I started discussing Islam with this new acquaintance. On every
point my desire to resist Islam fell down. Though I had thought
it impossible, I had to acknowledge that perfect revelation had
come through an ordinary human being, since the best of
twentieth century governments could not improve upon that
revelation, and were themselves continually borrowing from the
Islamic system.
At this time I met a number of other Muslims and some of the
English girl converts endeavored to help me, with no little
success, since, coming from the same background, they understood
better some of my difficulties. I read a number of books,
including The religion of Islam, Muhammad and Christ
and The source of Christianity, the latter showing the
amazing similarities between Christianity and the old pagan
myths, impressed me greatly. Above all I read the Holy Qur'an.

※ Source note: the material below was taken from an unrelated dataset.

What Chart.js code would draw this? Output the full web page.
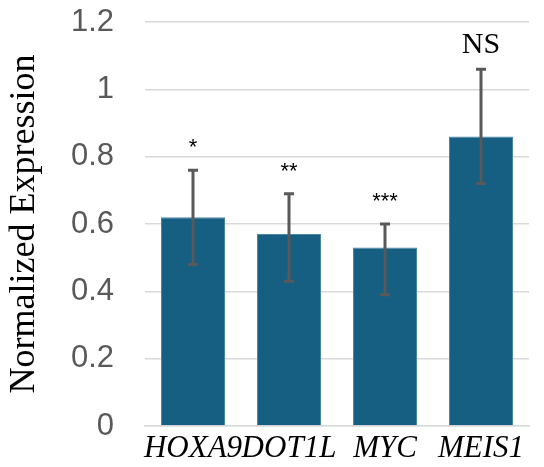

At first it seemed mainly repetition. I was never quite sure if
I was taking it in or not, but the Qur'an, I found, works
silently on the spirit. Night after night I could not put it
down. Yet I often wondered how perfect guidance for man could
come through imperfect human channels at all. Muslims made no
claim for Muhammad that he was superhuman. I learned that in
Islam prophets are men who have remained sinless, and that
revelation was no new thing. The Jewish prophets of old received
it. Jesus, too, was a prophet. Still it puzzled me why it did
not happen any more in the twentieth century. I was asked to
look at what the Qur'an said: "Muhammad is the Messenger of God
and the last of the Prophets." And of course it was perfectly
reasonable, too. How could there be other prophets to come if
the Holy Qur'an was the book ... explaining all things and
verifying that which is with you and if it was to remain
uncorrupted in the world, as is guaranteed in the Qur'an, and
perfectly kept so far? "Surely We have revealed the Reminder
(i.e. the Qur'an) and surely We are its Guardian." In that case
there could be no need of further prophets or books. Still I
pondered. I read that the Qur'an is a guide to those who ponder
(XVI: 65) and that doubters were asked to try and produce a
chapter like it (II: 23). Surely, I thought, it must be possible
to produce a better living plan in 2005, than this which dates
back to a man born in the year 570 C.E.? I set to work, but
everywhere I failed.
No doubt, influenced by the usual condemnation of Islam from
Christian pulpits on the subject, I picked on polygamy. At last
I thought I had something; obviously Western monogamy was an
improvement on this old system. I talked of it to my Muslim
friend. He illustrated with the aid of newspaper articles how
much true monogamy there was in England, and convinced me that a
limited polygamy was the answer to the secret unions that are
becoming so distressingly common in the West. My own common
sense could see that, particularly after a war, when women of a
certain age group far outnumber men, a percentage of them are
destined to remain spinsters. Did God give them life for that? I
recollect that on the radio programme known as `Dear Sir' an
unmarried English girl had called for lawful polygamy, saying
she would prefer a shared married life rather than the
loneliness to which she seemed to be destined. In Islam no one
is forced into a polygamous marriage, but in a perfect religion,
the opportunity must be there to meet those cases where it is
necessary.
Then about ritual prayers I thought I had a point. Surely
prayers repeated five times a day must become just a meaningless
habit? My friend had a quick and illuminating answer. `What
about your music practice, he asked, where you do scales for
half an hour every day whether you feel like it or not? Of
course, it is not good if it becomes a dead habit --- to be
thinking of what is being done will give greater benefit --- but
even scales done without thinking will be better than not doing
them at all, and so it is with prayers.' Any music student will
see the point of this, particularly if he bears in mind that in
Islam prayers are not said for the benefit of God, Who is above
needing them, but for our own benefit as a spiritual exercise,
besides other uses.
Thus gradually I became convinced of the truth in the
teachings of Islam, and formally accepted the faith. I did this
with great satisfaction, as I could fully realize that it was no
emotional craze of the moment, but a long process of reasoning,
lasting nearly two years, through which I went despite my
emotions that pulled me so strongly the other way.